Are you building a home or renovating your existing home? Perhaps you have thought about where the kids will sleep, but what about your pets? There are a number of ways to consider your pets when planning a build of any kind that will both improve the life of your furry friend but also save you money in the long run and a lot of time and effort in maintaining the sheen of your newly built living area.
1. Choose your surfaces carefully
Consider the materials you use in your construction or renovations, especially in the areas you think your pets will most likely/often use.
Stain-resistant and odor-reducing paints are compulsory. Consider how your pet interacts with your home. If you want an untreated rough concrete wall to add drama to your home’s architecture, consider whether or not that wall will be covered in dog hair within a few days, and how easy it will be to clean it up.
2. A drying room for your dog
Throughout winter, your dog is going to get muddy and wet during those walks, so draw up plans for an area separated from main living areas in which you can easily clean your dog, dry them and leave them to be happy as they dry off completely. A walk-in shower is not only a great option for the humans in your home, but means that you can guide your dog in without having to get your hands muddy and shower them off quickly. The whole point is to get your pet as clean as possible as quickly as possible, without them getting their muddy paws on any other surface areas.
> Don’t forget to check out the top 15 apartment dogs too!
3. Build for an aging animal.
You may have plenty of years left in you, but your pet has a shorter lifespan (sorry to be the bearer of bad news), so consider the height of stairs and other access points that may become a problem to your pet in the future. Older dogs don’t display their pain obviously, so easing the pain they may feel as they get older is paramount.
4. Choose what’s underfoot
What kind of floor surfaces will you choose? Having a pet can influence some of your desires when building a home or making major renovations. Carpet is obviously something to consider harder when you have pets, but even your choice of timber is important for flooring. Choose hardwoods if you have dogs, as softer, high-gloss timber will reveal the scratches from their four paws very quickly, resulting in a need to sand back entire floors much more regularly than you would with hardwood flooring.
Remember what effect underfloor heating may have on the way a pet experiences your home. While you may find it nice to have a heated floor, will it be uncomfortable for an animal already cloaked in their own personal duffel coat?
5. What climate do you live in?
If you are living in a tropical climate, it is both beneficial to your energy bills and to your pet’s health that you incorporate passive design into your build/renovations. This means designing rooms structures and fenestration to work with the outside environment to create airflow and cool the home effectively. A good architect or designer will understand the principles of passive design, so make sure you bring this up in your initial conversations with them. The UK Energy Savings Trust surveyed pet owners and found 43% of respondents leave their heating on during the day for their pets, wasting hundreds of dollars a year. Your pets are well equipped to regulate their own temperatures, and heating is not only a waste but risks dehydrating them if used too much. The best thing you can do is make sure your home has good light and air flow.
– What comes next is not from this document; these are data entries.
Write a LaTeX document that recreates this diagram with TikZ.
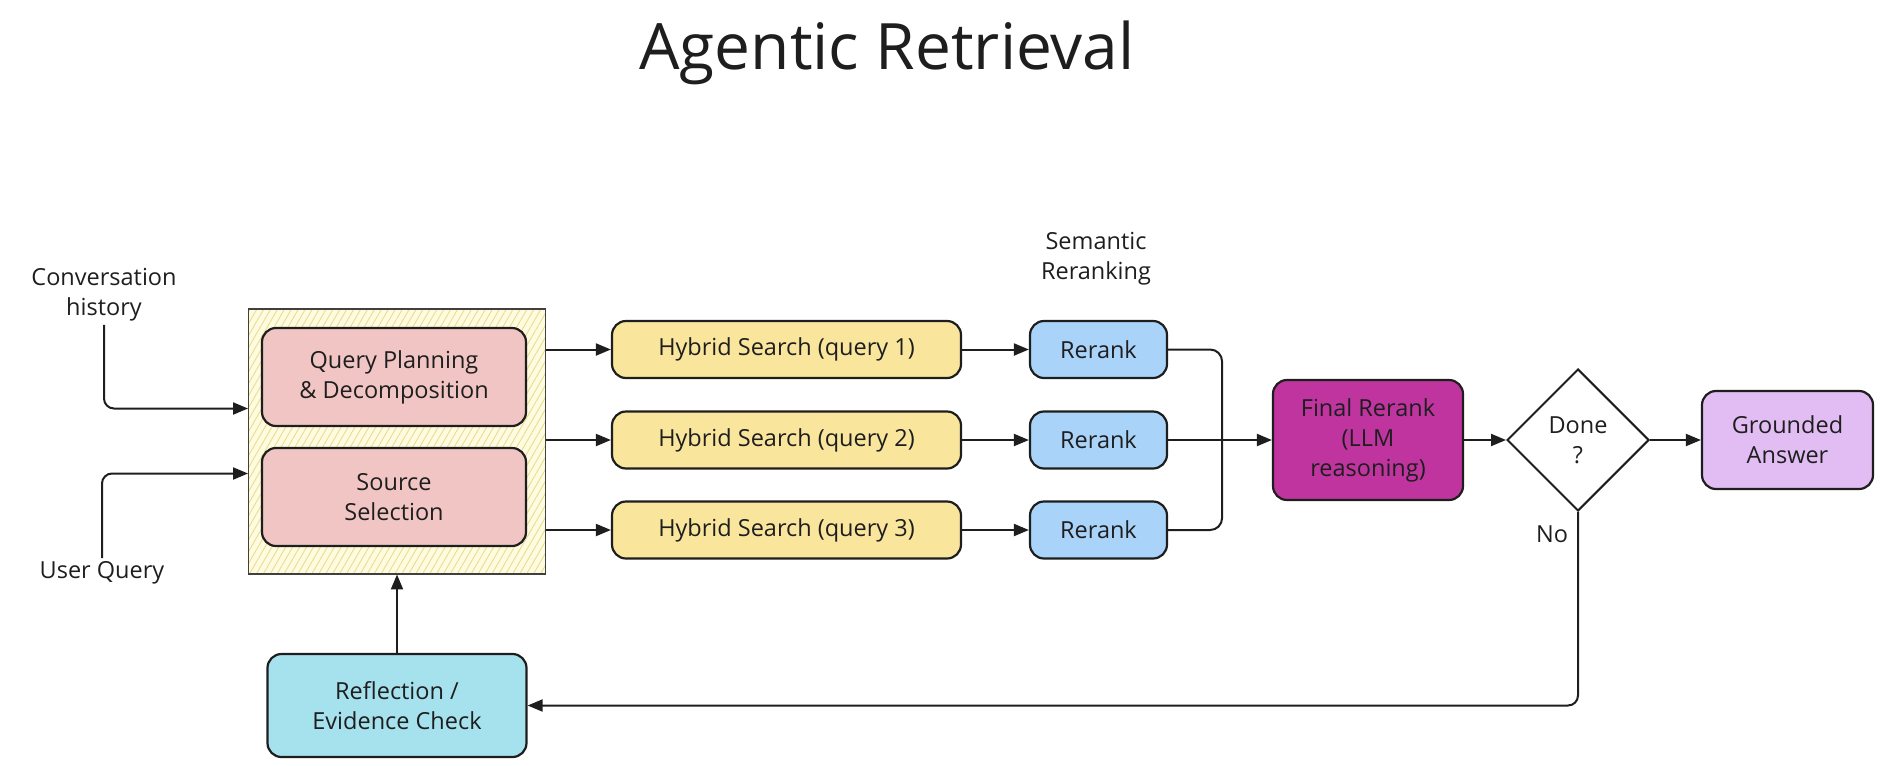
\documentclass[tikz,border=0pt]{standalone}
\usepackage{fontspec}
\setmainfont{Open Sans}
\usetikzlibrary{arrows.meta,shapes.geometric,patterns.meta}
\definecolor{ink}{HTML}{1E1E1E}
\definecolor{pinkbox}{HTML}{F2C5C5}
\definecolor{yellowbox}{HTML}{F9E69C}
\definecolor{bluebox}{HTML}{A9D3F8}
\definecolor{magentabox}{HTML}{C034A0}
\definecolor{lilacbox}{HTML}{E2BDF4}
\definecolor{cyanbox}{HTML}{A6E1EE}
\definecolor{hatchbg}{HTML}{FFFBE0}
\definecolor{hatchline}{HTML}{E8DD90}

\begin{document}
\begin{tikzpicture}[x=1pt,y=-1pt,
    every node/.style={font=\fontsize{23.5}{30}\selectfont,text=ink,align=center},
    box/.style={draw=ink,line width=2.2pt,rounded corners=14pt,inner sep=0pt},
    arr/.style={draw=ink,line width=2pt,-{Triangle[length=15pt,width=12pt]}},
    link/.style={draw=ink,line width=2pt}]
    \useasboundingbox (0,0) rectangle (1883,766);
    \node (T) [font=\fontsize{64}{70}\selectfont] at (887,53) {Agentic Retrieval};
    \node (CH) at (104,295) {Conversation\\history};
    \node (UQ) at (102,573) {User Query};
    \node (SR) at (1096,259) {Semantic\\Reranking};
    \node (G) [draw=ink!85,line width=1.4pt,minimum width=297pt,minimum height=265pt,
      preaction={fill=hatchbg},pattern={Lines[angle=60,distance=6pt,line width=0.9pt]},
      pattern color=hatchline] at (397,441.5) {};
    \node (P) [box,fill=pinkbox,minimum width=264pt,minimum height=98pt] at (394,377) {Query Planning\\\& Decomposition};
    \node (S) [box,fill=pinkbox,minimum width=264pt,minimum height=98pt] at (394,497) {Source\\Selection};
    \foreach \i/\y in {1/349.5,2/440,3/530}{
      \node (H\i) [box,fill=yellowbox,minimum width=349pt,minimum height=57pt] at (786.5,\y) {Hybrid Search (query \i)};
      \node (R\i) [box,fill=bluebox,minimum width=137pt,minimum height=57pt] at (1098.5,\y) {Rerank};
      \draw [arr] (G.east |- H\i) -- (H\i);
      \draw [arr] (H\i) -- (R\i);
    }
    \node (F) [box,fill=magentabox,minimum width=190pt,minimum height=120pt] at (1368,440) {Final Rerank\\(LLM\\reasoning)};
    \node (D) [draw=ink,line width=2pt,shape=diamond,minimum width=142pt,minimum height=142pt,inner sep=0pt] at (1578,440) {Done\\?};
    \node (A) [box,fill=lilacbox,minimum width=171pt,minimum height=98pt] at (1787.5,440) {Grounded\\Answer};
    \node (E) [box,fill=cyanbox,minimum width=259pt,minimum height=103pt] at (397,705.5) {Reflection /\\Evidence Check};
    \node (N) at (1552,534) {No};
    \draw [arr,rounded corners=10pt] (CH.south) |- ([yshift=33pt]G.west);
    \draw [arr,rounded corners=10pt] (UQ.north) |- ([yshift=-32pt]G.west);
    \draw [link,rounded corners=12pt] (R1.east) -- ++(54,0) |- (R3.east);
    \draw [arr] (R2) -- (F);
    \draw [arr] (F) -- (D);
    \draw [arr] (D) -- (A);
    \draw [arr,rounded corners=10pt] (D.south) |- (E.east);
    \draw [arr] (E) -- (G);
\end{tikzpicture}
\end{document}
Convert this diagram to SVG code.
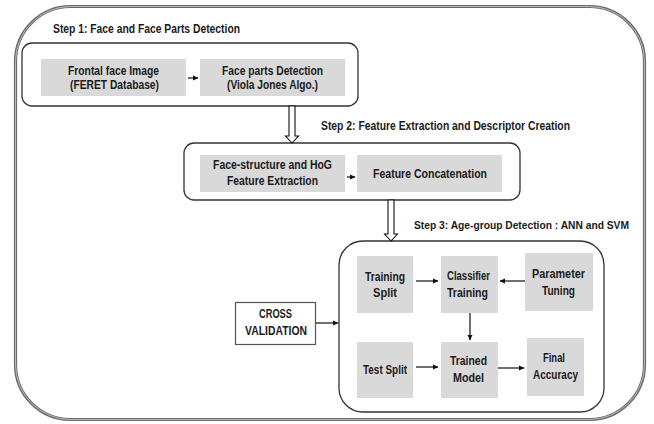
<svg xmlns="http://www.w3.org/2000/svg" width="654" height="424" viewBox="0 0 654 424">
<defs>
<marker id="ah" markerWidth="6" markerHeight="6" refX="5" refY="3" orient="auto" markerUnits="userSpaceOnUse">
<path d="M0,0.5 L5.5,3 L0,5.5 Z" fill="#111"/>
</marker>
<style>
.t{font-family:"Liberation Sans",Arial,sans-serif;font-weight:bold;font-size:12px;fill:#1a1a1a}
.s{font-size:11px}
.g{fill:#d9d9d9;stroke:none}
.grp{fill:#fff;stroke:#333;stroke-width:1.3}
.c{stroke:#111;stroke-width:1.2;fill:none;marker-end:url(#ah)}
.h{fill:#fff;stroke:#111;stroke-width:1.1}
</style>
</defs>
<rect width="654" height="424" fill="#fff"/>
<g id="outer">
<rect x="15.5" y="6.5" width="629" height="413" rx="55" fill="none" stroke="#6a6a6a" stroke-width="3.2"/>
<rect x="15.5" y="6.5" width="629" height="413" rx="55" fill="none" stroke="#cfcfcf" stroke-width="0.8"/>
</g>
<g id="step1">
<text class="t" x="53" y="33" textLength="187" lengthAdjust="spacingAndGlyphs">Step 1: Face and Face Parts Detection</text>
<rect class="grp" x="22" y="43" width="336" height="63" rx="10"/>
</g>
<g id="frontal">
<rect class="g" x="41" y="59" width="145" height="37"/>
<text class="t" x="68" y="75" textLength="91" lengthAdjust="spacingAndGlyphs">Frontal face Image</text>
<text class="t" x="70" y="89" textLength="89" lengthAdjust="spacingAndGlyphs">(FERET Database)</text>
</g>
<g id="faceparts">
<rect class="g" x="200" y="59" width="145" height="37"/>
<text class="t" x="222" y="75" textLength="101" lengthAdjust="spacingAndGlyphs">Face parts Detection</text>
<text class="t" x="227" y="89" textLength="91" lengthAdjust="spacingAndGlyphs">(Viola Jones Algo.)</text>
</g>
<g id="step2">
<text class="t" x="321" y="130" textLength="249" lengthAdjust="spacingAndGlyphs">Step 2: Feature Extraction and Descriptor Creation</text>
<rect class="grp" x="184" y="143" width="336" height="57" rx="10"/>
</g>
<g id="hog">
<rect class="g" x="200" y="155" width="145" height="37"/>
<text class="t" x="213" y="169" textLength="119" lengthAdjust="spacingAndGlyphs">Face-structure and HoG</text>
<text class="t" x="227" y="185" textLength="91" lengthAdjust="spacingAndGlyphs">Feature Extraction</text>
</g>
<g id="concat">
<rect class="g" x="357" y="155" width="145" height="37"/>
<text class="t" x="373" y="178" textLength="114" lengthAdjust="spacingAndGlyphs">Feature Concatenation</text>
</g>
<g id="step3">
<text class="t s" x="414" y="229" textLength="215" lengthAdjust="spacingAndGlyphs">Step 3: Age-group Detection : ANN and SVM</text>
<rect class="grp" x="339" y="241" width="265" height="171" rx="24"/>
</g>
<g id="trainsplit">
<rect class="g" x="357" y="256" width="56" height="57"/>
<text class="t" x="365" y="281" textLength="40" lengthAdjust="spacingAndGlyphs">Training</text>
<text class="t" x="373" y="297" textLength="24" lengthAdjust="spacingAndGlyphs">Split</text>
</g>
<g id="classifier">
<rect class="g" x="441" y="256" width="57" height="57"/>
<text class="t" x="447" y="280" textLength="43" lengthAdjust="spacingAndGlyphs">Classifier</text>
<text class="t" x="447" y="297" textLength="41" lengthAdjust="spacingAndGlyphs">Training</text>
</g>
<g id="param">
<rect class="g" x="525" y="253" width="68" height="58"/>
<text class="t" x="532" y="278" textLength="53" lengthAdjust="spacingAndGlyphs">Parameter</text>
<text class="t" x="542" y="295" textLength="33" lengthAdjust="spacingAndGlyphs">Tuning</text>
</g>
<g id="testsplit">
<rect class="g" x="357" y="342" width="56" height="56"/>
<text class="t" x="363" y="374" textLength="44" lengthAdjust="spacingAndGlyphs">Test Split</text>
</g>
<g id="trained">
<rect class="g" x="441" y="342" width="57" height="56"/>
<text class="t" x="450" y="365" textLength="37" lengthAdjust="spacingAndGlyphs">Trained</text>
<text class="t" x="453" y="382" textLength="31" lengthAdjust="spacingAndGlyphs">Model</text>
</g>
<g id="final">
<rect class="g" x="527" y="338" width="57" height="58"/>
<text class="t" x="543" y="362" textLength="22" lengthAdjust="spacingAndGlyphs">Final</text>
<text class="t" x="533" y="379" textLength="45" lengthAdjust="spacingAndGlyphs">Accuracy</text>
</g>
<g id="crossval">
<rect x="235.5" y="302.5" width="80" height="42" fill="#fff" stroke="#555" stroke-width="1.2"/>
<text class="t" x="259" y="318" textLength="33" lengthAdjust="spacingAndGlyphs">CROSS</text>
<text class="t" x="245" y="335" textLength="62" lengthAdjust="spacingAndGlyphs">VALIDATION</text>
</g>
<g id="connectors">
<line class="c" x1="188" y1="78" x2="198" y2="78"/>
<line class="c" x1="347" y1="177" x2="355" y2="177"/>
<polygon class="h" points="289,106 295,106 295,136 298.5,136 292,143 285.5,136 289,136"/>
<polygon class="h" points="388,200 394,200 394,234 397.5,234 391,241 384.5,234 388,234"/>
<line class="c" x1="416" y1="281" x2="438" y2="281"/>
<line class="c" x1="525" y1="281" x2="500" y2="281"/>
<line class="c" x1="470" y1="313" x2="470" y2="340"/>
<line class="c" x1="416" y1="367" x2="438" y2="367"/>
<line class="c" x1="498" y1="368" x2="524" y2="368"/>
<line class="c" x1="316" y1="323" x2="338" y2="323"/>
</g>
</svg>
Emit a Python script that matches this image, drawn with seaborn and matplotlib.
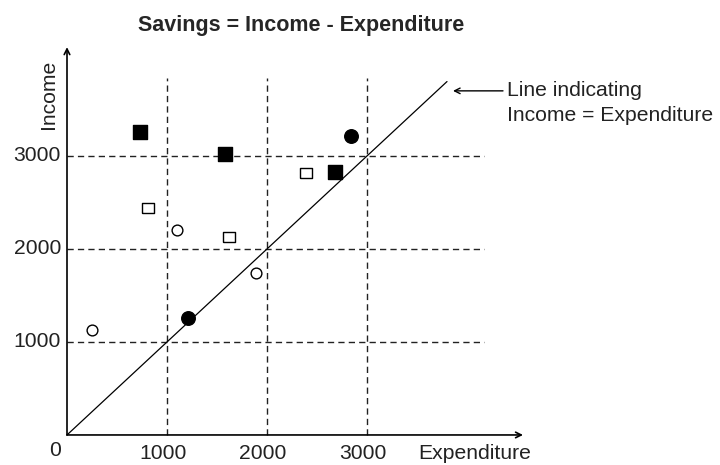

6. Protective surfaces everywhere
This seems obvious, but it can be easy to go ahead with a style of carpet or furniture style without considering how these materials will last in a house that is home to a sometimes smelly, furry and dirty inhabitant. Look at stain resistant materials in your furniture and carpet, regardless of the cost, as having traditional materials or unprotected materials properly coated in an effective stain-resistant spray/solution can head into the hundreds of dollars.
7. Hide your access points
Now is your chance to hide that doggy door away from where guests can see and away from where you have to constantly listen to your pal come and go every minute of the day.